> [Supplied information]:
* * * * *

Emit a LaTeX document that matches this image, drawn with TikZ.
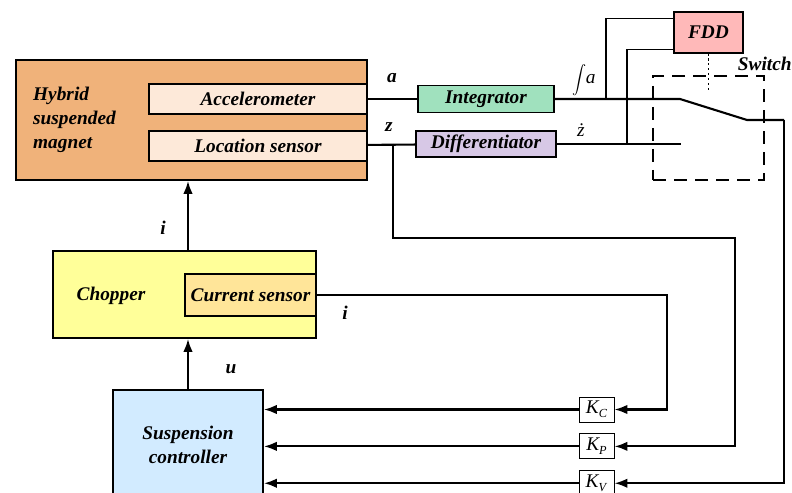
\documentclass[tikz,border=0pt]{standalone}
\usepackage{fontspec}
\setmainfont{Liberation Serif}
\usetikzlibrary{arrows.meta,calc,positioning}
\definecolor{MagOrange}{HTML}{F0B27A}
\definecolor{SensCream}{HTML}{FDE9D9}
\definecolor{IntGreen}{HTML}{A0E1BE}
\definecolor{DiffLilac}{HTML}{D7C8E6}
\definecolor{FddPink}{HTML}{FFB9B9}
\definecolor{ChopYellow}{HTML}{FFFF99}
\definecolor{CurOrange}{HTML}{FFE599}
\definecolor{CtrlBlue}{HTML}{D2EBFF}
\newcommand{\diagfont}{\fontsize{11}{13.5}\selectfont}
\tikzset{
    block/.style = {draw, rectangle, line width=1pt, inner sep=0pt,
        align=center, font=\diagfont\bfseries\itshape},
    gain/.style = {draw, rectangle, line width=0.5pt, fill=white,
        minimum width=7mm, minimum height=5mm, inner sep=0pt},
    sig/.style = {font=\diagfont\bfseries\itshape},
    wire/.style = {draw, line width=1.2pt}
}
\newcommand{\gainlbl}[1]{\textit{K}\kern-0.5pt\raisebox{-0.45ex}{\scriptsize\textit{#1}}}

\begin{document}
\begin{tikzpicture}[x=0.2mm, y=-0.2mm, >={Latex[length=2.6mm,width=1.9mm]},
    every node/.style={font=\diagfont}]
        \useasboundingbox (0,0) rectangle (792,493);
        \clip (0,0) rectangle (792,493);
        % magnet with its two sensors
        \node [block, fill=MagOrange, minimum width=70.2mm, minimum height=24mm] (mag) at (191.5,120) {};
        \node [sig, anchor=west, align=left] (magtxt) at (27,120) {Hybrid\\suspended\\magnet};
        \node [block, fill=SensCream, minimum width=43.6mm, minimum height=6mm] (acc) at (258,99) {Accelerometer};
        \node [block, fill=SensCream, minimum width=43.6mm, minimum height=6mm, below=3mm of acc] (loc) {Location sensor};
        % signal processing
        \node [block, fill=IntGreen, minimum width=27.2mm, minimum height=5.4mm] (integ) at (486,99) {Integrator};
        \node [block, fill=DiffLilac, minimum width=28mm, minimum height=5.2mm] (diff) at (486,144) {Differentiator};
        \node [block, fill=FddPink, line width=0.6pt, minimum width=13.8mm, minimum height=8.2mm] (fdd) at (708.5,32.5) {FDD};
        \node [draw, line width=1pt, dash pattern=on 2.6mm off 1.6mm, minimum width=22.2mm, minimum height=20.8mm] (swbox) at (708.5,128) {};
        \node [sig, anchor=east, inner sep=0pt] (swlbl) at (792,64) {Switch};
        % chopper and controller
        \node [block, fill=ChopYellow, minimum width=52.6mm, minimum height=17.4mm] (chop) at (184.5,294.5) {};
        \node [sig] (choptxt) at (111,296) {Chopper};
        \node [block, fill=CurOrange, minimum width=26.2mm, minimum height=8.4mm] (cur) at (250.5,295) {Current sensor};
        \node [block, fill=CtrlBlue, minimum width=30mm, minimum height=22mm] (ctrl) at (188,445) {Suspension\\controller};
        % feedback gains
        \node [gain] (kc) at (596.5,409.5) {\gainlbl{C}};
        \node [gain, below=2.2mm of kc] (kp) {\gainlbl{P}};
        \node [gain, below=2.2mm of kp] (kv) {\gainlbl{V}};

        \coordinate (swin) at (680,99);
        \coordinate (swlever) at (747,120);
        \coordinate (swout) at (784,120);
        \coordinate (swlow) at (681,144);
        \coordinate (ztap) at (393,144);
        \coordinate (atap) at (606,99);
        \coordinate (dtap) at (627,144);
        \coordinate (fddend) at (708.5,91);

        \draw [wire] (acc) -- (integ);
        \node [sig] (alab) at (392,78) {a};
        \draw [wire] (loc) -- (diff);
        \node [sig] (zlab) at (389,127) {z};
        \draw [wire] (integ) -- (swin) -- (swlever) -- (swout);
        \draw [wire] (diff) -- (swlow);
        \node [inner sep=0pt] (intlab) at (584,80) {\scalebox{0.8}{$\displaystyle\int$}\kern-0.5pt\textit{a}};
        \node [inner sep=1pt] (dotlab) at (581,130) {\textit{ż}};
        \draw [wire, line width=0.7pt] ($(fdd.north west)!0.17!(fdd.south west)$) -| (atap);
        \draw [wire, line width=0.7pt] ($(fdd.north west)!0.9!(fdd.south west)$) -| (dtap);
        \draw [line width=1.1pt, dash pattern=on 1.2pt off 1.6pt] (fdd.south) -- (fddend);

        \draw [wire, ->] (swout) |- (kv.east);
        \draw [wire, ->] (ztap) |- (735,238) |- (kp.east);
        \draw [wire, ->] (cur.east) -- (667,295) |- (kc.east);
        \node [sig] (ilab2) at (345,313) {i};

        \foreach \k in {kc,kp,kv}{
            \draw [wire, ->] (\k.west) -- (\k.west -| ctrl.east);
        }
        \draw [wire, ->] (ctrl.north) -- (ctrl.north |- chop.south);
        \node [sig] (ulab) at (231,369) {u};
        \draw [wire, ->] (ctrl.north |- chop.north) -- (ctrl.north |- mag.south);
        \node [sig] (ilab1) at (163,228) {i};
\end{tikzpicture}
\end{document}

* * * * *

> [Job]: Write out each line again precisely as it appears, skipping every picture.

> [Answer for this exercise]:
Emit a LaTeX document that matches this image, drawn with TikZ.
\documentclass[tikz,border=0pt]{standalone}
\usepackage{fontspec}
\setmainfont{Liberation Serif}
\usetikzlibrary{arrows.meta,calc,positioning}
\definecolor{MagOrange}{HTML}{F0B27A}
\definecolor{SensCream}{HTML}{FDE9D9}
\definecolor{IntGreen}{HTML}{A0E1BE}
\definecolor{DiffLilac}{HTML}{D7C8E6}
\definecolor{FddPink}{HTML}{FFB9B9}
\definecolor{ChopYellow}{HTML}{FFFF99}
\definecolor{CurOrange}{HTML}{FFE599}
\definecolor{CtrlBlue}{HTML}{D2EBFF}
\newcommand{\diagfont}{\fontsize{11}{13.5}\selectfont}
\tikzset{
    block/.style = {draw, rectangle, line width=1pt, inner sep=0pt,
        align=center, font=\diagfont\bfseries\itshape},
    gain/.style = {draw, rectangle, line width=0.5pt, fill=white,
        minimum width=7mm, minimum height=5mm, inner sep=0pt},
    sig/.style = {font=\diagfont\bfseries\itshape},
    wire/.style = {draw, line width=1.2pt}
}
\newcommand{\gainlbl}[1]{\textit{K}\kern-0.5pt\raisebox{-0.45ex}{\scriptsize\textit{#1}}}

\begin{document}
\begin{tikzpicture}[x=0.2mm, y=-0.2mm, >={Latex[length=2.6mm,width=1.9mm]},
    every node/.style={font=\diagfont}]
        \useasboundingbox (0,0) rectangle (792,493);
        \clip (0,0) rectangle (792,493);
        % magnet with its two sensors
        \node [block, fill=MagOrange, minimum width=70.2mm, minimum height=24mm] (mag) at (191.5,120) {};
        \node [sig, anchor=west, align=left] (magtxt) at (27,120) {Hybrid\\suspended\\magnet};
        \node [block, fill=SensCream, minimum width=43.6mm, minimum height=6mm] (acc) at (258,99) {Accelerometer};
        \node [block, fill=SensCream, minimum width=43.6mm, minimum height=6mm, below=3mm of acc] (loc) {Location sensor};
        % signal processing
        \node [block, fill=IntGreen, minimum width=27.2mm, minimum height=5.4mm] (integ) at (486,99) {Integrator};
        \node [block, fill=DiffLilac, minimum width=28mm, minimum height=5.2mm] (diff) at (486,144) {Differentiator};
        \node [block, fill=FddPink, line width=0.6pt, minimum width=13.8mm, minimum height=8.2mm] (fdd) at (708.5,32.5) {FDD};
        \node [draw, line width=1pt, dash pattern=on 2.6mm off 1.6mm, minimum width=22.2mm, minimum height=20.8mm] (swbox) at (708.5,128) {};
        \node [sig, anchor=east, inner sep=0pt] (swlbl) at (792,64) {Switch};
        % chopper and controller
        \node [block, fill=ChopYellow, minimum width=52.6mm, minimum height=17.4mm] (chop) at (184.5,294.5) {};
        \node [sig] (choptxt) at (111,296) {Chopper};
        \node [block, fill=CurOrange, minimum width=26.2mm, minimum height=8.4mm] (cur) at (250.5,295) {Current sensor};
        \node [block, fill=CtrlBlue, minimum width=30mm, minimum height=22mm] (ctrl) at (188,445) {Suspension\\controller};
        % feedback gains
        \node [gain] (kc) at (596.5,409.5) {\gainlbl{C}};
        \node [gain, below=2.2mm of kc] (kp) {\gainlbl{P}};
        \node [gain, below=2.2mm of kp] (kv) {\gainlbl{V}};

        \coordinate (swin) at (680,99);
        \coordinate (swlever) at (747,120);
        \coordinate (swout) at (784,120);
        \coordinate (swlow) at (681,144);
        \coordinate (ztap) at (393,144);
        \coordinate (atap) at (606,99);
        \coordinate (dtap) at (627,144);
        \coordinate (fddend) at (708.5,91);

        \draw [wire] (acc) -- (integ);
        \node [sig] (alab) at (392,78) {a};
        \draw [wire] (loc) -- (diff);
        \node [sig] (zlab) at (389,127) {z};
        \draw [wire] (integ) -- (swin) -- (swlever) -- (swout);
        \draw [wire] (diff) -- (swlow);
        \node [inner sep=0pt] (intlab) at (584,80) {\scalebox{0.8}{$\displaystyle\int$}\kern-0.5pt\textit{a}};
        \node [inner sep=1pt] (dotlab) at (581,130) {\textit{ż}};
        \draw [wire, line width=0.7pt] ($(fdd.north west)!0.17!(fdd.south west)$) -| (atap);
        \draw [wire, line width=0.7pt] ($(fdd.north west)!0.9!(fdd.south west)$) -| (dtap);
        \draw [line width=1.1pt, dash pattern=on 1.2pt off 1.6pt] (fdd.south) -- (fddend);

        \draw [wire, ->] (swout) |- (kv.east);
        \draw [wire, ->] (ztap) |- (735,238) |- (kp.east);
        \draw [wire, ->] (cur.east) -- (667,295) |- (kc.east);
        \node [sig] (ilab2) at (345,313) {i};

        \foreach \k in {kc,kp,kv}{
            \draw [wire, ->] (\k.west) -- (\k.west -| ctrl.east);
        }
        \draw [wire, ->] (ctrl.north) -- (ctrl.north |- chop.south);
        \node [sig] (ulab) at (231,369) {u};
        \draw [wire, ->] (ctrl.north |- chop.north) -- (ctrl.north |- mag.south);
        \node [sig] (ilab1) at (163,228) {i};
\end{tikzpicture}
\end{document}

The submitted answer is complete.